▼

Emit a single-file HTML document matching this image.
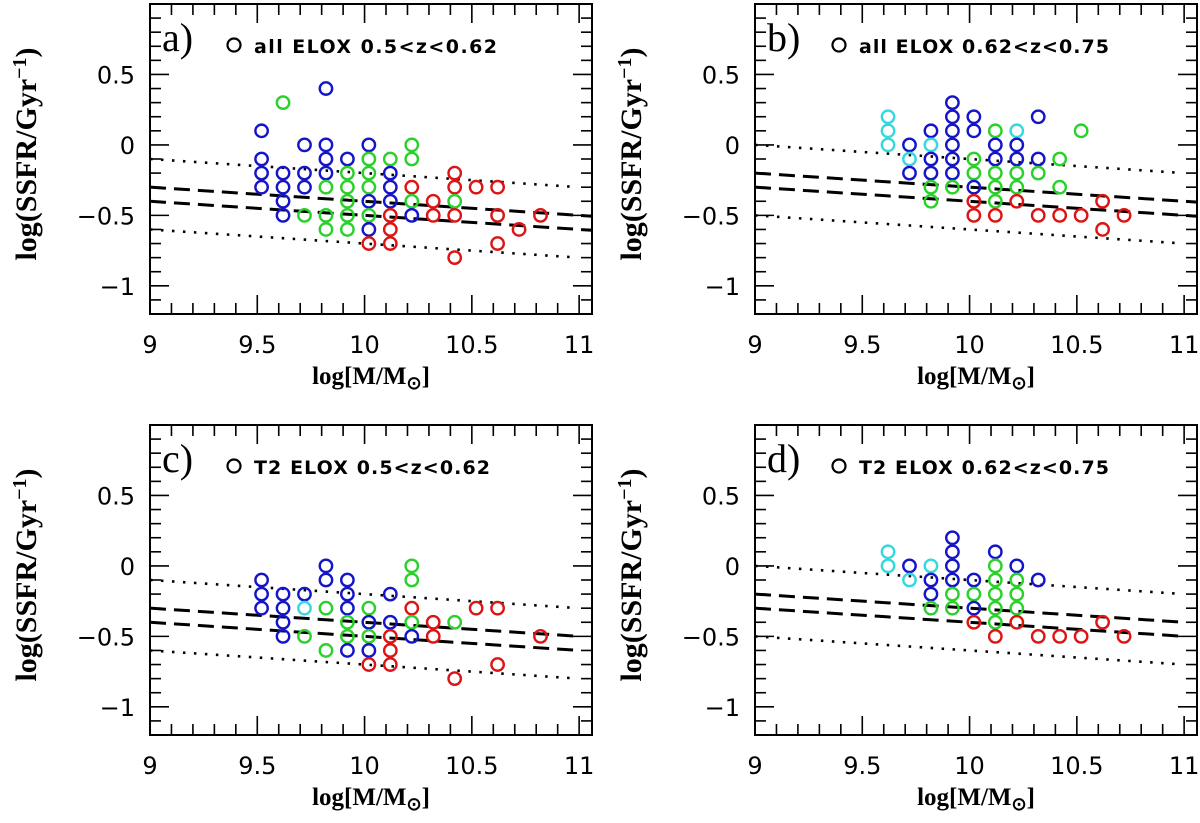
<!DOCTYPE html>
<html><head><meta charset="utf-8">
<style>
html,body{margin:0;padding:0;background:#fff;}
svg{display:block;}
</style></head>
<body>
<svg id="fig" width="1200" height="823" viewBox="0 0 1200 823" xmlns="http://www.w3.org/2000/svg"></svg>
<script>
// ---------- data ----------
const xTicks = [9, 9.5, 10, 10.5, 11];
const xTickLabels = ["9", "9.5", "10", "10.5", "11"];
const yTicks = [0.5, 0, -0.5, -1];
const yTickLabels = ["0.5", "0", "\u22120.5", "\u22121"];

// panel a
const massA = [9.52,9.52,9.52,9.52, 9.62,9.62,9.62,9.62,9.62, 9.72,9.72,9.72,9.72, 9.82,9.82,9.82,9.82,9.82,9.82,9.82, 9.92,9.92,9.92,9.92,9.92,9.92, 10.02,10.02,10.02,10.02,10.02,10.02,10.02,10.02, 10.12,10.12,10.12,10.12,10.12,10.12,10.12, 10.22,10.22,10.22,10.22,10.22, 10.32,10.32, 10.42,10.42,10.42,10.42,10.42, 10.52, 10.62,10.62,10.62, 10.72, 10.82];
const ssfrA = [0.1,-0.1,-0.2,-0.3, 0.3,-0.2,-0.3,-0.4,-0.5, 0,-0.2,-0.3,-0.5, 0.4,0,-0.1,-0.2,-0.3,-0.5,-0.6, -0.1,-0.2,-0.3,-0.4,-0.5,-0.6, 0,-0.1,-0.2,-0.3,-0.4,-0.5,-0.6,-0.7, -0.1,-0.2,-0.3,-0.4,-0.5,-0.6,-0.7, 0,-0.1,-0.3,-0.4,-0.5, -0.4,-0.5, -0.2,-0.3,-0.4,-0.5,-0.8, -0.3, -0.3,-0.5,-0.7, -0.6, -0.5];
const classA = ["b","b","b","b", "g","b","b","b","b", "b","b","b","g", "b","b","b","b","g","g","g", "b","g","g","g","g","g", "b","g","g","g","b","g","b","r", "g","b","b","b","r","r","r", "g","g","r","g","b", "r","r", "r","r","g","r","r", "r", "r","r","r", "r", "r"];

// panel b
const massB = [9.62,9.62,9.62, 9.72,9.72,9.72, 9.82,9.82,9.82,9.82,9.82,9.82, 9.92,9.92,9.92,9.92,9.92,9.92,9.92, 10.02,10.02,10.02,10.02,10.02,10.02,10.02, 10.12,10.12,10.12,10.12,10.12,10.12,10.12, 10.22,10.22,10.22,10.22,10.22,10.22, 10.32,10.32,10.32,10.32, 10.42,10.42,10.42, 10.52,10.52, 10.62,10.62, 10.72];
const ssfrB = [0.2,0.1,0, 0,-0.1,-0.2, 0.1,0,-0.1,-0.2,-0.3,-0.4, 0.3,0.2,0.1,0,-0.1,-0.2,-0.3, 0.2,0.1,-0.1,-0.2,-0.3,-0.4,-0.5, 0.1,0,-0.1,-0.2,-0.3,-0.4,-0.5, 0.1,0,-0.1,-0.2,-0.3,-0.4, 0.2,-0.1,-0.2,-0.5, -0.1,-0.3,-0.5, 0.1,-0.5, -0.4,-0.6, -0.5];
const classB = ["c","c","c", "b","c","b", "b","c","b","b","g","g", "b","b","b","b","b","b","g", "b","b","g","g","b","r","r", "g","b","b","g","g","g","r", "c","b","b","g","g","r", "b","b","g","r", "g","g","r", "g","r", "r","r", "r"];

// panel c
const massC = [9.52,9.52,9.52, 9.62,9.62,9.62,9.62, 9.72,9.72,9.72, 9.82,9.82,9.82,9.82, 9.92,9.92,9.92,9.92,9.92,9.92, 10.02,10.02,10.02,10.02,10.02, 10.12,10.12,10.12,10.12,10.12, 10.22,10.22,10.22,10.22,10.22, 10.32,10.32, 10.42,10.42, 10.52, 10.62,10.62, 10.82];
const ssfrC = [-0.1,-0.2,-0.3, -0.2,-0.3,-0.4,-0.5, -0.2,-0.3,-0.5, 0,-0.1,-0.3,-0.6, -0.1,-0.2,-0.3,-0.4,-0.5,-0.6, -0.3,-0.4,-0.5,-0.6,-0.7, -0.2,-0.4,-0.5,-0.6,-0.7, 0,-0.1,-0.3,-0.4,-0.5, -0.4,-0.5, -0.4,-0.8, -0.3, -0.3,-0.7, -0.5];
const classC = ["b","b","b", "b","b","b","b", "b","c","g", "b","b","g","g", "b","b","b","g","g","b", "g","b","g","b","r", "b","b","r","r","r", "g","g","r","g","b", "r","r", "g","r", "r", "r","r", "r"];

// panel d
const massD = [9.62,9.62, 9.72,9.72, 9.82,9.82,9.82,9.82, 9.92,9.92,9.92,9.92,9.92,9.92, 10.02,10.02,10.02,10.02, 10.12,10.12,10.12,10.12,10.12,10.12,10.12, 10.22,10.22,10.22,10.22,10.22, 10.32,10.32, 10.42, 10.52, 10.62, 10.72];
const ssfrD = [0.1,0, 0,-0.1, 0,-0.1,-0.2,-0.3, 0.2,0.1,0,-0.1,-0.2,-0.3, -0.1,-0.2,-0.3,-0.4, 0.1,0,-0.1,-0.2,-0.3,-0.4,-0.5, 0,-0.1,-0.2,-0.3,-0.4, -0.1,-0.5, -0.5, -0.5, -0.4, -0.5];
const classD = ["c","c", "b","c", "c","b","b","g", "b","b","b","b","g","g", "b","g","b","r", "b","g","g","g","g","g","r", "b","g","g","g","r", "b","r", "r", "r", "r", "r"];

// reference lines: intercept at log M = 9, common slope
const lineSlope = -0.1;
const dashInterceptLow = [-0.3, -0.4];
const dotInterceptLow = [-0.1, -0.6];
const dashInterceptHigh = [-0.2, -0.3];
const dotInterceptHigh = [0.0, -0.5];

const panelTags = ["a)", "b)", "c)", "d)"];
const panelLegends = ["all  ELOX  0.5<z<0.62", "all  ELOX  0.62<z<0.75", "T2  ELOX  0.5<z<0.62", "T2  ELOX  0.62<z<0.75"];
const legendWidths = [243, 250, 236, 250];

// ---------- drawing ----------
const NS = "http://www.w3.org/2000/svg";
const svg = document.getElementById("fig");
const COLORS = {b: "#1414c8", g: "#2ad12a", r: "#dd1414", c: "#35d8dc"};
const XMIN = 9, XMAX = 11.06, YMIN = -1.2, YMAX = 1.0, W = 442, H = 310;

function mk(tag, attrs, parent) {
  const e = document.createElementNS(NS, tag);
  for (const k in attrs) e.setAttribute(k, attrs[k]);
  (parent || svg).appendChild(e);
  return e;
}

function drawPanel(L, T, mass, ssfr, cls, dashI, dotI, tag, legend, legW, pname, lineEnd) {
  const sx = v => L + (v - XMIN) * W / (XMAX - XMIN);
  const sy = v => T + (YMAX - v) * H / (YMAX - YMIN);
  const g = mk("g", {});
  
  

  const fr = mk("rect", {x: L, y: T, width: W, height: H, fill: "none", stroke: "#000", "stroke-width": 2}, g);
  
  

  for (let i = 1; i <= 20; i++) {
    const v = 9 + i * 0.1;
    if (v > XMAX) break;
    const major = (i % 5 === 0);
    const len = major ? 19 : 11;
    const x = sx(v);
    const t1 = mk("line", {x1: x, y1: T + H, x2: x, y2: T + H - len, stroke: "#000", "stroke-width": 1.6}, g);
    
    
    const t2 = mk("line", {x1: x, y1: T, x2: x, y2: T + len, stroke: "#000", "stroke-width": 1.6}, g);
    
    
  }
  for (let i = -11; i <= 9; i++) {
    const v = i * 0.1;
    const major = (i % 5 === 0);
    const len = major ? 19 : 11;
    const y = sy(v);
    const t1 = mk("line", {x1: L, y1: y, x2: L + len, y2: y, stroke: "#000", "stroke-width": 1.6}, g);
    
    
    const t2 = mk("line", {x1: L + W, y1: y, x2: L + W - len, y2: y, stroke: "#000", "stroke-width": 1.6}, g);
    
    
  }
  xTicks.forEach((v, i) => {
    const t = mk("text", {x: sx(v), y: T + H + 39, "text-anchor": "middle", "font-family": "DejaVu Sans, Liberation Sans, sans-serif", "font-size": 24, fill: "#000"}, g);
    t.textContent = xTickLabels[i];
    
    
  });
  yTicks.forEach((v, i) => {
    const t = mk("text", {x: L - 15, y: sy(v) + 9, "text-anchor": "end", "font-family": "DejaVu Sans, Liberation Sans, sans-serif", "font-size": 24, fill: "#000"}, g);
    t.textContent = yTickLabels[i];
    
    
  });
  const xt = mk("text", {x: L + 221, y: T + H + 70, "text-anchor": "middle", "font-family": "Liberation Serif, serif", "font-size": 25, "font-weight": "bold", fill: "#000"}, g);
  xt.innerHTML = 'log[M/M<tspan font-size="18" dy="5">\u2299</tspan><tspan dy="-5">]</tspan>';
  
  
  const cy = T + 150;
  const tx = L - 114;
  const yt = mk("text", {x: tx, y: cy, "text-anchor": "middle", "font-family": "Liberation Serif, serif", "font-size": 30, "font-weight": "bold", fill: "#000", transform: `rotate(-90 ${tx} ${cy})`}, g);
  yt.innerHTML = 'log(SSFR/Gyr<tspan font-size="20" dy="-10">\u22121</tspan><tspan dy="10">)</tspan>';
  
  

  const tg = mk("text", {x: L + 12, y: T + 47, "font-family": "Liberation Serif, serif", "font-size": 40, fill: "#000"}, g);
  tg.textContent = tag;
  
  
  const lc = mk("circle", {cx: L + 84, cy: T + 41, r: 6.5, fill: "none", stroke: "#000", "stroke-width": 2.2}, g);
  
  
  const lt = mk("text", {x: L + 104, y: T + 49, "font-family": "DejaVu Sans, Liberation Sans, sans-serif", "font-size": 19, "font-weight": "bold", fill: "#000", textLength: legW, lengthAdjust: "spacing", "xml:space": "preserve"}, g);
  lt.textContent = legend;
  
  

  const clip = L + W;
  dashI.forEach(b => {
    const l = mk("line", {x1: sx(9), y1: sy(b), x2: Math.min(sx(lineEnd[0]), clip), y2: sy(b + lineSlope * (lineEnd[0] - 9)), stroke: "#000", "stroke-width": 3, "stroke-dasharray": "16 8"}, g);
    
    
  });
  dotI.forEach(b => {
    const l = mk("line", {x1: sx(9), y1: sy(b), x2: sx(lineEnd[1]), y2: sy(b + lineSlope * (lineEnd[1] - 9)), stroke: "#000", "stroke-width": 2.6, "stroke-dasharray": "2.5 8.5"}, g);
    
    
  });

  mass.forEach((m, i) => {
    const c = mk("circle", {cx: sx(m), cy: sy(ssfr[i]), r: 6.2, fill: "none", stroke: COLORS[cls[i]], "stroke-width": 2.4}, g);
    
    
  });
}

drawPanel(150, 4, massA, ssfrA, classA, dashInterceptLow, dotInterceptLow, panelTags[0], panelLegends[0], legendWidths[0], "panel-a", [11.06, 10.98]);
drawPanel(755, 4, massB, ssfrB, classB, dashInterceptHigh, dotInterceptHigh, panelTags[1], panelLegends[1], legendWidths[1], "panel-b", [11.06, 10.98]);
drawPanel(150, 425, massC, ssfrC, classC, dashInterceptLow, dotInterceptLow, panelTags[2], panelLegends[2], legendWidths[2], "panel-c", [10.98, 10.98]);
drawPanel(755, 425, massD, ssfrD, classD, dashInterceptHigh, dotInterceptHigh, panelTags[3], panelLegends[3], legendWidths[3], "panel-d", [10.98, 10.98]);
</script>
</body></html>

▲

> [Aim]: Where a line above contains the word "document", copy that line.

> [Solution]:
Emit a single-file HTML document matching this image.
const svg = document.getElementById("fig");
  const e = document.createElementNS(NS, tag);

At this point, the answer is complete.